**Task description**
Set down each line of the data below exactly as it stands, dropping the pictures.
-=-=-
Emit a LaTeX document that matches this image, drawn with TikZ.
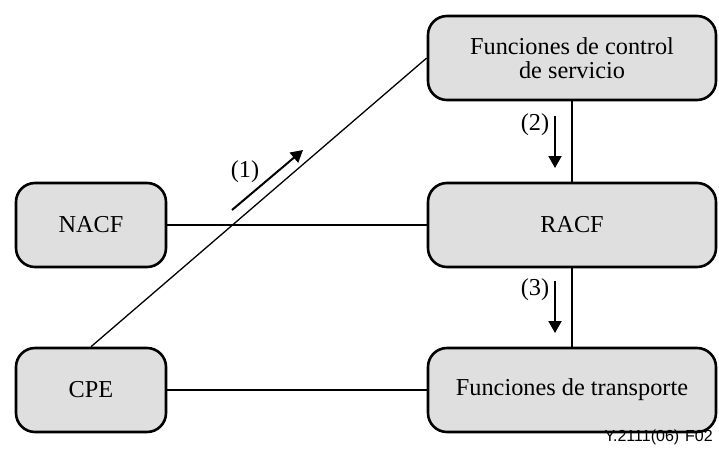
\documentclass[tikz,border=0pt]{standalone}
\usepackage{fontspec}
\setmainfont{Liberation Serif}
\newfontfamily\figsans{Liberation Sans}
\usetikzlibrary{arrows.meta}
\begin{document}
\begin{tikzpicture}[x=1pt,y=-1pt,
    bloque/.style={draw, rounded corners=19pt, line width=2.6pt, fill=gray!25,
        minimum height=84pt, align=center, font=\fontsize{24.3}{24}\selectfont},
    ancho/.style={bloque, minimum width=288pt},
    corto/.style={bloque, minimum width=150pt},
    enlace/.style={line width=1.3pt},
    flujo/.style={line width=2pt, -{Triangle[length=12pt,width=13pt]}},
    etiq/.style={font=\fontsize{24.3}{24}\selectfont}]
    \useasboundingbox (0,0) rectangle (719,455);
    % bloques
    \node[ancho] (servicio) at (572,58) {Funciones de control\\de servicio};
    \node[corto] (nacf) at (91,225) {NACF};
    \node[ancho] (racf) at (572,225) {RACF};
    \node[corto] (cpe) at (91,390) {CPE};
    \node[ancho] (transporte) at (572,390) {Funciones de transporte};
    % enlaces
    \draw[enlace] (nacf.east) -- (racf.west);
    \draw[enlace] (cpe.east) -- (transporte.west);
    \draw[enlace] (cpe.north) -- (servicio.west);
    \draw[enlace] (servicio.south) -- (racf.north);
    \draw[enlace] (racf.south) -- (transporte.north);
    % flujos
    \coordinate (f1a) at (232,210);
    \coordinate (f1b) at (303,150);
    \draw[flujo] (f1a) -- (f1b);
    \node[etiq] (e1) at (245,172) {(1)};
    \coordinate (f2a) at (555,116);
    \coordinate (f2b) at (555,168);
    \draw[flujo] (f2a) -- (f2b);
    \node[etiq] (e2) at (535,125) {(2)};
    \coordinate (f3a) at (555,281);
    \coordinate (f3b) at (555,333);
    \draw[flujo] (f3a) -- (f3b);
    \node[etiq] (e3) at (535,290) {(3)};
    \node[anchor=base east, inner sep=0pt, font=\figsans\fontsize{16}{18}\selectfont]
        (ref) at (713,441) {Y.2111(06)\hspace{6pt}F02};
\end{tikzpicture}
\end{document}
-=-=-
**Answer below**
Emit a LaTeX document that matches this image, drawn with TikZ.
\documentclass[tikz,border=0pt]{standalone}
\usepackage{fontspec}
\setmainfont{Liberation Serif}
\newfontfamily\figsans{Liberation Sans}
\usetikzlibrary{arrows.meta}
\begin{document}
\begin{tikzpicture}[x=1pt,y=-1pt,
    bloque/.style={draw, rounded corners=19pt, line width=2.6pt, fill=gray!25,
        minimum height=84pt, align=center, font=\fontsize{24.3}{24}\selectfont},
    ancho/.style={bloque, minimum width=288pt},
    corto/.style={bloque, minimum width=150pt},
    enlace/.style={line width=1.3pt},
    flujo/.style={line width=2pt, -{Triangle[length=12pt,width=13pt]}},
    etiq/.style={font=\fontsize{24.3}{24}\selectfont}]
    \useasboundingbox (0,0) rectangle (719,455);
    % bloques
    \node[ancho] (servicio) at (572,58) {Funciones de control\\de servicio};
    \node[corto] (nacf) at (91,225) {NACF};
    \node[ancho] (racf) at (572,225) {RACF};
    \node[corto] (cpe) at (91,390) {CPE};
    \node[ancho] (transporte) at (572,390) {Funciones de transporte};
    % enlaces
    \draw[enlace] (nacf.east) -- (racf.west);
    \draw[enlace] (cpe.east) -- (transporte.west);
    \draw[enlace] (cpe.north) -- (servicio.west);
    \draw[enlace] (servicio.south) -- (racf.north);
    \draw[enlace] (racf.south) -- (transporte.north);
    % flujos
    \coordinate (f1a) at (232,210);
    \coordinate (f1b) at (303,150);
    \draw[flujo] (f1a) -- (f1b);
    \node[etiq] (e1) at (245,172) {(1)};
    \coordinate (f2a) at (555,116);
    \coordinate (f2b) at (555,168);
    \draw[flujo] (f2a) -- (f2b);
    \node[etiq] (e2) at (535,125) {(2)};
    \coordinate (f3a) at (555,281);
    \coordinate (f3b) at (555,333);
    \draw[flujo] (f3a) -- (f3b);
    \node[etiq] (e3) at (535,290) {(3)};
    \node[anchor=base east, inner sep=0pt, font=\figsans\fontsize{16}{18}\selectfont]
        (ref) at (713,441) {Y.2111(06)\hspace{6pt}F02};
\end{tikzpicture}
\end{document}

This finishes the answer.